Rudolphe/Libbe also has tried to hold on to as many of its workers as it can, putting some on shortened schedules during the worst of the downturn rather than laying them off. In addition, it has pursued new business opportunities in the green market through its BHP Energy subsidiary, which markets and installs energy-efficient microturbine power-generation systems for commercial customers.
Examples such as these hardly negate the specter of a jobless recovery, but they do suggest that the “green shoots” that companies have long been looking for will spring up only if companies think more about how to grow and less about how to cut.
Randy Myers is a contributing editor of CFO.
Do Layoffs Work?
Companies have a duty to shareholders to manage their businesses, including their workforces, for maximum profitability. But it is fair to ask whether they sometimes lose sight of what’s good for the long-term in pursuit of short-term benefits.
“I think that with some of the larger publicly traded companies, especially at the beginning of the recession, layoffs were a way to keep Wall Street analysts happy,” says Anthony Valente, CFO of Eliassen Group, a $100 million–plus IT staffing agency based in Wakefield, Massachusetts. “If you’re just laying people off to get your short-term numbers up, or to keep analysts happy, you’re setting yourself up.”
How so? “Overworked employees are less productive in the long term,” says Kathleen Wolf, CFO of The Gibraltar Group, a $1 billion–plus real estate development firm headquartered in Clearwater, Florida.

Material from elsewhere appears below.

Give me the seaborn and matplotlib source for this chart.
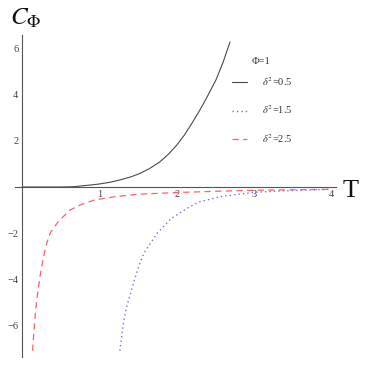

Academic research seems support both criticisms. Many studies have shown that downsizing announcements actually hurt stock prices, both over the short and long terms. And others have found that productivity improvements were as common at companies that increased their workforces as those that decreased them.
Maybe Corporate America’s payoff from the latest round of layoffs is reaching its end point. The federal government recently reported that nonfarm-business-sector labor productivity fell at a 1.8% annual rate in the second quarter. That was the first such decline in nearly two years. — R.M.